There is also a link to a list of "Manga mangazines" here.
One Piece currently runs on Weekly Shounen Jump and is also stated as such the second line in the description of its wiki entry:
One Piece (Japanese: ワンピース Hepburn: Wan Pīsu?) is a Japanese manga series written and illustrated by Eiichiro Oda. It has been serialized in Shueisha's Weekly Shōnen Jump magazine since July 19, 1997, with the chapters collected into seventy-eight tankōbon volumes to date. One Piece follows the adventures of Monkey D. Luffy, a funny young man whose body gained the properties of rubber after unintentionally eating a Devil Fruit. With his diverse crew of pirates, named the Straw Hat Pirates, Luffy explores the ocean in search of the world's ultimate treasure known as "One Piece" in order to become the next Pirate King.

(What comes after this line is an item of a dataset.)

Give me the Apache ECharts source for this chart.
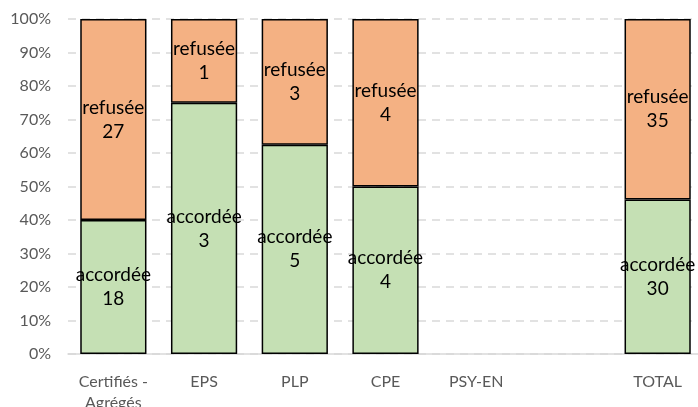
<!DOCTYPE html>
<html>
<head>
<meta charset="utf-8">
<script src="https://cdn.jsdelivr.net/npm/echarts@6/dist/echarts.min.js"></script>
<style>
html,body{margin:0;padding:0;background:#fff;}
#chart{width:698px;height:407px;}
</style>
</head>
<body>
<div id="chart"></div>
<script>
var categories = ['Certifiés -\nAgrégés', 'EPS', 'PLP', 'CPE', 'PSY-EN', '', 'TOTAL'];
var accordee = [18, 3, 5, 4, 0, null, 30];
var refusee = [27, 1, 3, 4, 0, null, 35];
var yTicks = [0, 10, 20, 30, 40, 50, 60, 70, 80, 90, 100];

// part de chaque série dans le total de la catégorie
function pct(arr, i) {
    var tot = (accordee[i] || 0) + (refusee[i] || 0);
    if (!tot) return null;
    return arr[i] / tot * 100;
}
var accPct = accordee.map(function (v, i) { return pct(accordee, i); });
var refPct = refusee.map(function (v, i) { return pct(refusee, i); });

var font = 'Lato, sans-serif';

var chart = echarts.init(document.getElementById('chart'));
chart.setOption({
    animation: false,
    grid: {left: 68, right: -5, top: 19, bottom: 53, outerBoundsMode: 'none', containLabel: false},
    xAxis: {
        type: 'category',
        data: categories,
        axisLine: {lineStyle: {color: '#d9d9d9', width: 1.5}},
        axisTick: {show: false},
        axisLabel: {color: '#595959', fontSize: 16, fontFamily: font, margin: 17, lineHeight: 21, interval: 0}
    },
    yAxis: {
        type: 'value',
        min: 0,
        max: 100,
        interval: 10,
        axisLine: {show: false},
        axisTick: {show: false},
        axisLabel: {
            color: '#595959', fontSize: 16, fontFamily: font, margin: 17,
            formatter: function (v) { return yTicks.indexOf(v) >= 0 ? v + '%' : ''; }
        },
        splitLine: {lineStyle: {color: '#d9d9d9', type: [8, 6], width: 1.5}}
    },
    series: [
        {
            name: 'accordée',
            type: 'bar',
            stack: 'a',
            barWidth: '73%',
            data: accPct,
            itemStyle: {color: '#c5e0b4', borderColor: '#000', borderWidth: 1.5},
            label: {
                show: true,
                position: 'inside',
                color: '#000',
                fontSize: 19,
                fontFamily: font,
                lineHeight: 24,
                formatter: function (p) { return 'accordée\n' + accordee[p.dataIndex]; }
            }
        },
        {
            name: 'refusée',
            type: 'bar',
            stack: 'a',
            barWidth: '73%',
            data: refPct,
            itemStyle: {color: '#f4b183', borderColor: '#000', borderWidth: 1.5},
            label: {
                show: true,
                position: 'inside',
                color: '#000',
                fontSize: 19,
                fontFamily: font,
                lineHeight: 24,
                formatter: function (p) { return 'refusée\n' + refusee[p.dataIndex]; }
            }
        }
    ]
});
</script>
</body>
</html>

Shounen Jump is described as
Weekly Shōnen Jump (週刊少年ジャンプ Shūkan Shōnen Janpu?) is a weekly shōnen manga anthology published in Japan by Shueisha under the Jump line of magazines. It is the best-selling manga magazine, as well as one of the longest-running; the first issue was released with a cover date of July 2, 1968. The manga series within the magazine target young male readers and tend to consist of a large number of action scenes and a fair amount of comedy. The chapters of series that run in Weekly Shōnen Jump are collected and published in tankōbon volumes under the "Jump Comics" imprint every two to three months.
Clearly stating that it is a manga magazine, and outlines that series are collected and published in tankoubon volumes.
The "One Piece" wiki entry also states (at the time of this answer), that there are
seventy-eight tankōbon volumes to date.
And the wikipedia entry for Tankoubon describes it as:
A tankōbon (単行本?, "independent/standalone book") is the Japanese term for a book that is complete in itself and is not part of a series or corpus (similar to a monograph), though in modern Japan it is most often used in reference to individual volumes of a single manga, as opposed to magazines (雑誌 zasshi?), which feature multiple series. It can be used for a novel, a nonfiction work, an economics textbook, a book of beauty tips, a book presenting a coherent set of photographs, an exhibition catalogue that samples earlier books, and so forth in a hardcover format. It is more specific than plain hon, which encompasses such books but also one or more issues of a periodical, one or more volumes (or the whole set) of an encyclopedia, etc.
This information is slightly more detailed than required by your question, and a simple search would have hit the Manga entry in Wikipedia.